What is your favorite word right now?

  • Heyo! It means the same as new.
  • Travel. I have the opportunity to travel around Southeast Asia when I graduate and could not be more excited.
  • Colloquial
  • Be mindful, be present in the moment. Don’t rush. Relax.
  • Stress free
  • Conquer
  • Faith
  • Graduation
  • Yes, because it is a positive word.
  • Bazinga
  • Cat

Will you share with us something that has been on your mind lately?

  • Trying to figure out what I want to focus on within social work.
  • I am trying to decide what I will do after graduation—so many options but some involve tough choices.
  • I am worried that I will stress out too much with my job, my classes, internship, not get enough sleep. I need to learn/practice self-care techniques.
  • Many different things: school, bills, relationships, internship, being mindful throughout my day.
  • How I will feel/react when something happens in my internship that makes me upset or uncomfortable.
  • Being able to manage everything all at once.
  • Time management, as it pertains to school and my internship.
  • Cold weather is coming. Kalamazoo needs more shelters for homeless, warm clothes, and even services for stray animals.
  • How I did on my exam yesterday.
  • My nephew and niece.
  • Multi-tasking—assignments, interning, my job.

Behind every successful student is a caring adult. Who has been your caring adult?

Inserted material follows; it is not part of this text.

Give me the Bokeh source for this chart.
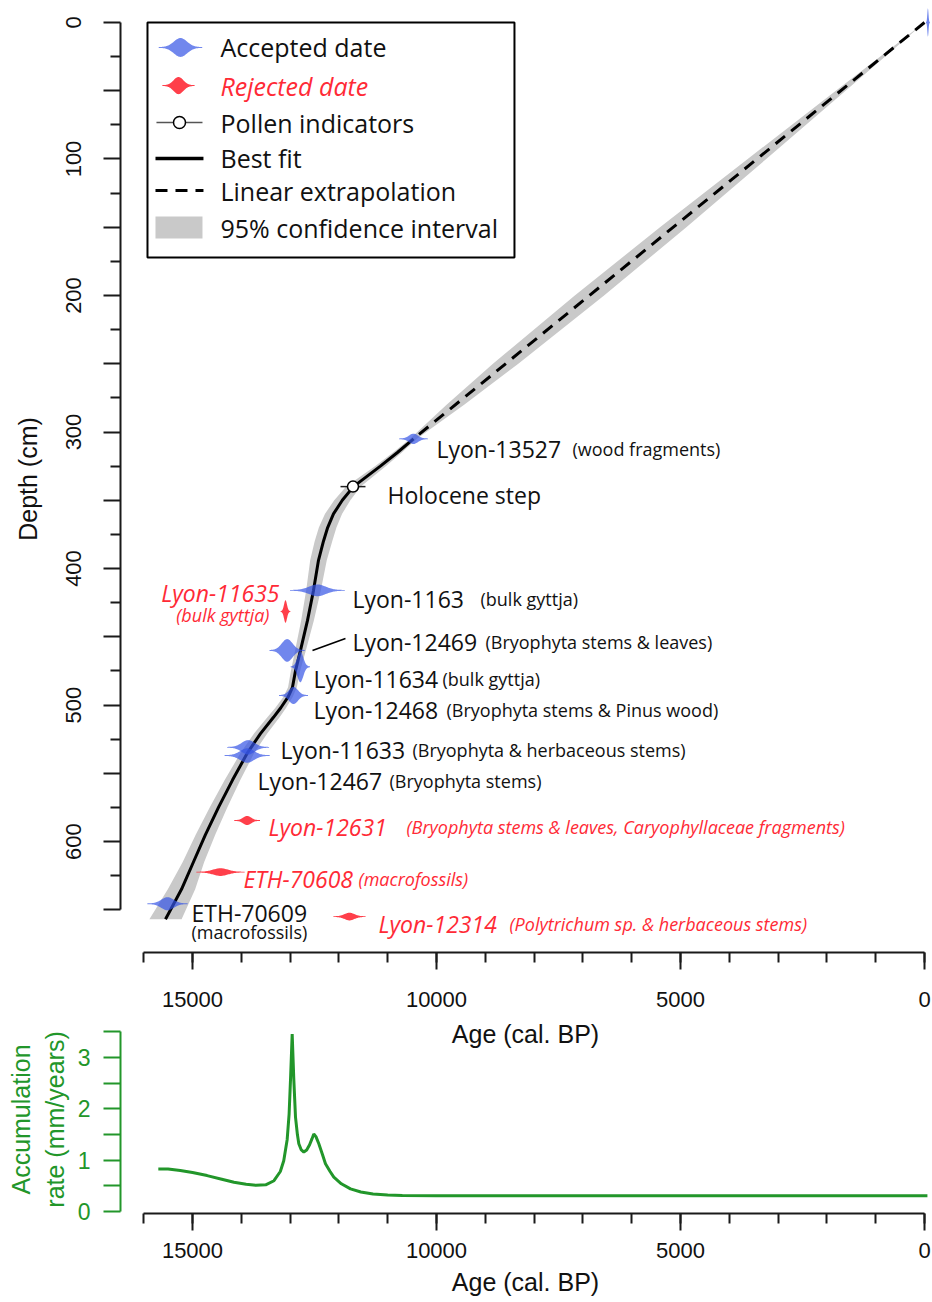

  • My parents. They’ve supported me financially, emotionally, and spiritually throughout my life. Even now, through grad school.
  • My AmeriCorps team leader Jessi was a huge inspiration and taught me to be an independent and strong woman while maintaining relationships.
  • My mom when I was a child and my former foster mom/dad when I was a teen.
  • My mom. My mom has always pushed me to be the best I can be and encouraged me to get an education and do well for myself.
  • My mother! My mother has been there for me my whole life and is the only person that can, first-hand, lower my stress by just a phone call. She has taught me to be strong and have faith when in a bad situation.
  • My aunt. She has always supported me. She always has high hopes for me. She was one of the only positive role models in my life.
  • My mother and father. They have always been there for me and they have built me up when I feel the most alone. I can always rely on them to give me good advice. They have been shaping me ever since I was a little girl into the person I am today.
  • My aunt. After my mom disappeared, my aunt took more of a “mom” role and became more involved in my life.
  • My grandmother. I’ve lived with her my whole life and she raised me. She’s always been there for me when I needed it the most.
  • My second grade teacher, Ms. Jeski. She was a hockey fan and made me feel special since I played hockey.
  • Ms. Aleman. She taught me English.